Por que é que falta papel higiénico nas prateleiras dos supermercados?


Ser professor de Economia não significa que se saiba tudo sobre cada assunto, ou que se tenha na “ponta da língua” a resposta a todas as perguntas. Se a isso se juntar o fator surpresa que estas podem trazer associado, até pelo contexto em que são colocadas, não será de estranhar que quando surgiram eu tenha ficado uns segundos em silêncio, enquanto o cérebro, vagarosamente enquadrava o assunto: “Por que é que falta papel higiénico nas prateleiras dos supermercados? É por ser importado?”.

Já tinha visto uma qualquer referência ao dito produto num título de jornal, mas não lhe tinha dado atenção e, por isso, não me tinha dado ao cuidado de ler a notícia. Agora era confrontado com o assunto, a frio.

A razão para a falha de abastecimento não me parecia resultar do facto de se tratar de produto importado, pois, como grande produtor de pasta e de papel, o país será autossuficiente. A falha do papel resultaria, antes, da incapacidade das empresas produtoras responderem, de imediato, a um acréscimo inesperado da procura por parte dos consumidores. Ajuntei que, possivelmente, os produtores iriam ajustar os seus planos de produção e a breve prazo estariam em condições de satisfazer a procura, até porque à medida que os consumidores fossem tendo em casa mais papel higiénico do que o que poderiam consumir a procura do produto tenderia a abrandar.

Julgo que quem me colocou as perguntas ficou minimamente satisfeita com as minhas considerações. Mas, eu próprio não fiquei, sobretudo não percebia o porquê do acréscimo da procura. Logo que tive oportunidade, fui procurar documentar-me sobre o assunto. Constato, de uma leitura mais atenta a alguns jornais e “sites” da internet, que se começam a sentir sinais de “procura excessiva” de produtos de consumo, por parte de pessoas que, antecipando a potencial necessidade de terem de passar por um período de quarentena imposto pelo combate ao coronavírus (Covid-19), avançam para constituição de “stocks” de reserva.

Este tipo de comportamento não é novo. Basta voltarmos atrás alguns meses, à greve dos camionistas de transporte de combustíveis, e termos presente as longas filas de carros para o abastecimento. Nuns casos, motoristas movidos por necessidade de alimentarem as respetivas viaturas, para empreenderem viagens ou retomarem as que estavam em curso; em muitos, simplesmente, por receio de poderem não ter combustível em caso de virem, hipoteticamente, a necessitar.

“Açambarcar: reter tudo ou quase tudo para si” (Dicionário Priberam da Língua Portuguesa). É a palavra que descreve o comportamento dos consumidores que, em situações de potencial (não necessariamente real) falha de fornecimento de um qualquer produto, acorrem a comprar quantidades em excesso relativamente ao seu padrão de consumo habitual.

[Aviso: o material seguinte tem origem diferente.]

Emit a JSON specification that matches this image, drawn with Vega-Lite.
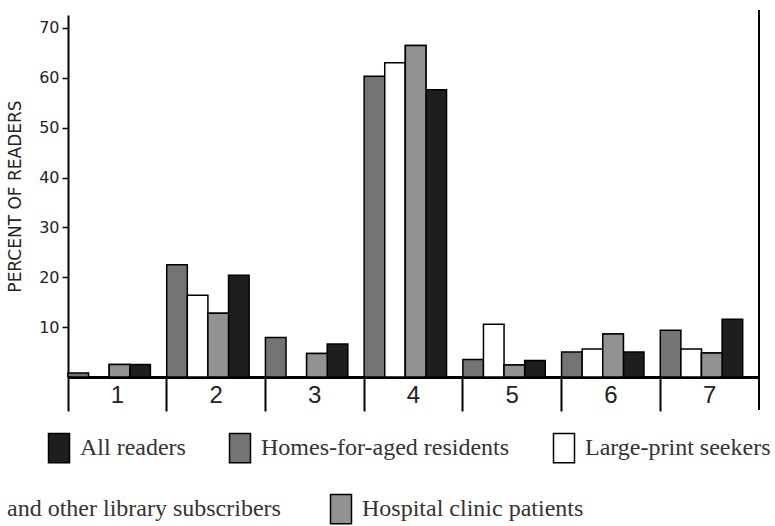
{
  "$schema": "https://vega.github.io/schema/vega-lite/v6.json",
  "width": 691,
  "height": 362,
  "autosize": {"type": "none"},
  "padding": {"left": 68, "top": 15, "right": 16, "bottom": 149},
  "background": "white",
  "config": {"view": {"stroke": null}, "axis": {"grid": false}},
  "datasets": {
    "bars": [
      {"category": "1", "series": "Homes-for-aged residents", "percent": 0.8},
      {"category": "1", "series": "Large-print seekers and other library subscribers", "percent": 0},
      {"category": "1", "series": "Hospital clinic patients", "percent": 2.5},
      {"category": "1", "series": "All readers", "percent": 2.5},
      {"category": "2", "series": "Homes-for-aged residents", "percent": 22.5},
      {"category": "2", "series": "Large-print seekers and other library subscribers", "percent": 16.4},
      {"category": "2", "series": "Hospital clinic patients", "percent": 12.8},
      {"category": "2", "series": "All readers", "percent": 20.4},
      {"category": "3", "series": "Homes-for-aged residents", "percent": 7.9},
      {"category": "3", "series": "Large-print seekers and other library subscribers", "percent": 0},
      {"category": "3", "series": "Hospital clinic patients", "percent": 4.7},
      {"category": "3", "series": "All readers", "percent": 6.6},
      {"category": "4", "series": "Homes-for-aged residents", "percent": 60.3},
      {"category": "4", "series": "Large-print seekers and other library subscribers", "percent": 63.0},
      {"category": "4", "series": "Hospital clinic patients", "percent": 66.5},
      {"category": "4", "series": "All readers", "percent": 57.6},
      {"category": "5", "series": "Homes-for-aged residents", "percent": 3.5},
      {"category": "5", "series": "Large-print seekers and other library subscribers", "percent": 10.6},
      {"category": "5", "series": "Hospital clinic patients", "percent": 2.4},
      {"category": "5", "series": "All readers", "percent": 3.3},
      {"category": "6", "series": "Homes-for-aged residents", "percent": 5.0},
      {"category": "6", "series": "Large-print seekers and other library subscribers", "percent": 5.6},
      {"category": "6", "series": "Hospital clinic patients", "percent": 8.6},
      {"category": "6", "series": "All readers", "percent": 5.0},
      {"category": "7", "series": "Homes-for-aged residents", "percent": 9.4},
      {"category": "7", "series": "Large-print seekers and other library subscribers", "percent": 5.6},
      {"category": "7", "series": "Hospital clinic patients", "percent": 4.8},
      {"category": "7", "series": "All readers", "percent": 11.6}
    ]
  },
  "resolve": {"scale": {"fill": "independent"}},
  "layer": [
    {
      "data": {"name": "bars"},
      "mark": {"type": "bar", "stroke": "black", "strokeWidth": 1.5},
      "encoding": {
        "x": {
          "field": "category",
          "type": "nominal",
          "scale": {"paddingInner": 0, "paddingOuter": 0},
          "axis": {
            "title": null,
            "bandPosition": 0,
            "ticks": true,
            "tickSize": 34,
            "tickWidth": 2,
            "tickColor": "black",
            "domainWidth": 3,
            "domainColor": "black",
            "labelAngle": 0,
            "labelFont": "Liberation Sans",
            "labelFontSize": 24,
            "labelColor": "#222222",
            "labelPadding": -28,
            "labelBaseline": "top"
          }
        },
        "xOffset": {
          "field": "series",
          "type": "nominal",
          "scale": {
            "domain": ["Homes-for-aged residents", "Large-print seekers and other library subscribers", "Hospital clinic patients", "All readers"],
            "paddingInner": 0,
            "paddingOuter": 0.396,
            "align": 0
          }
        },
        "y": {
          "field": "percent",
          "type": "quantitative",
          "scale": {"domain": [0, 72.6], "nice": false, "zero": true},
          "axis": {
            "title": "PERCENT OF READERS",
            "values": [10, 20, 30, 40, 50, 60, 70],
            "tickSize": 6,
            "tickWidth": 1.5,
            "tickColor": "black",
            "domainWidth": 2,
            "domainColor": "black",
            "labelFont": "DejaVu Sans",
            "labelFontSize": 16,
            "labelColor": "#222222",
            "labelPadding": 3,
            "titleFont": "DejaVu Sans",
            "titleFontSize": 17,
            "titleFontWeight": "normal",
            "titleColor": "#222222",
            "titlePadding": 14
          }
        },
        "fill": {
          "field": "series",
          "type": "nominal",
          "scale": {
            "domain": ["All readers", "Homes-for-aged residents", "Large-print seekers and other library subscribers", "Hospital clinic patients"],
            "range": ["#1e1e1e", "#747474", "#ffffff", "#929292"]
          },
          "legend": {
            "values": ["All readers", "Homes-for-aged residents", "Large-print seekers and other library subscribers"],
            "orient": "none",
            "legendX": -21,
            "legendY": 421,
            "direction": "horizontal",
            "columns": 3,
            "title": null,
            "padding": 0,
            "columnPadding": 40,
            "labelFont": "Liberation Serif",
            "labelFontSize": 24,
            "labelColor": "#333333",
            "labelOffset": 9,
            "labelLimit": 0,
            "labelExpr": "datum.value === 'Large-print seekers and other library subscribers' ? 'Large-print seekers' : datum.label",
            "symbolType": "M-1,-1.4H1V1.4H-1Z",
            "symbolSize": 441,
            "symbolStrokeWidth": 1.5,
            "symbolStrokeColor": "black",
            "symbolOpacity": 1
          }
        }
      }
    },
    {
      "data": {"name": "bars"},
      "transform": [{"filter": "datum.series === 'Hospital clinic patients'"}],
      "mark": {"type": "bar", "stroke": "black", "strokeWidth": 1.5},
      "encoding": {
        "x": {"field": "category", "type": "nominal"},
        "xOffset": {"field": "series", "type": "nominal"},
        "y": {"field": "percent", "type": "quantitative"},
        "fill": {
          "field": "series",
          "type": "nominal",
          "scale": {
            "domain": ["and other library subscribers", "Hospital clinic patients"],
            "range": ["transparent", "#929292"]
          },
          "legend": {
            "orient": "none",
            "legendX": -94,
            "legendY": 482,
            "direction": "horizontal",
            "columns": 2,
            "title": null,
            "padding": 0,
            "columnPadding": 46,
            "labelFont": "Liberation Serif",
            "labelFontSize": 24,
            "labelColor": "#333333",
            "labelOffset": 9,
            "labelLimit": 0,
            "symbolType": "M-1,-1.4H1V1.4H-1Z",
            "symbolSize": 441,
            "symbolStrokeWidth": 1.5,
            "symbolStrokeColor": "black",
            "symbolOpacity": 1,
            "encode": {
              "symbols": {"update": {"stroke": {"signal": "datum.value === 'and other library subscribers' ? 'transparent' : 'black'"}}}
            }
          }
        }
      }
    },
    {
      "data": {"values": [{"category": "7"}]},
      "mark": {"type": "rule", "strokeWidth": 2, "color": "black"},
      "encoding": {
        "x": {"field": "category", "type": "nominal", "bandPosition": 1},
        "y": {"datum": 73.6},
        "y2": {"datum": -6.6}
      }
    }
  ]
}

É nestas situações que fica mais visível o quão frágil é o verniz civilizacional que serve de sustentáculo à sociedade em que vivemos. De um comportamento gregário e ordeiro, que parece à prova de qualquer choque em tempos de abundância, rapidamente o cidadão mais sociável muda para a função “cada um por si, salve-se quem puder”, se qualquer sinal de crise, ainda que hipotético, se perfila no horizonte.

Portanto, a sociedade pacata e civilizada em que vivemos só existe enquanto o tempo for de abundância e ou não existir rumor de que algo pode vir a faltar. Faltando estes pressupostos, sobra o individualismo no seu extremo, no limite a selvajaria.

Ao comportamento associal dos consumidores respondem os produtores/distribuidores com ilustrações práticas da Lei da Oferta e da Procura, que são um maná para qualquer professor de Economia que pretende mostrar aos seus alunos, no concreto, como é que os preços respondem quando, para um dado nível de oferta, a procura aumenta. Por exemplo, um frasco de desinfetante que tinha um preço de 3,25 € há uma semana, hoje é vendido a 16,50 €. É um comportamento não ético da parte dos produtores/distribuidores, aproveitarem-se para cobrarem mais pelo mesmo produto. Pode ser catalogado como tal. Porém, será que o comportamento dos consumidores açambarcadores pode ser considerado ético? 

Pena é que, como diz o Povo, “pague o justo pelo pecador”.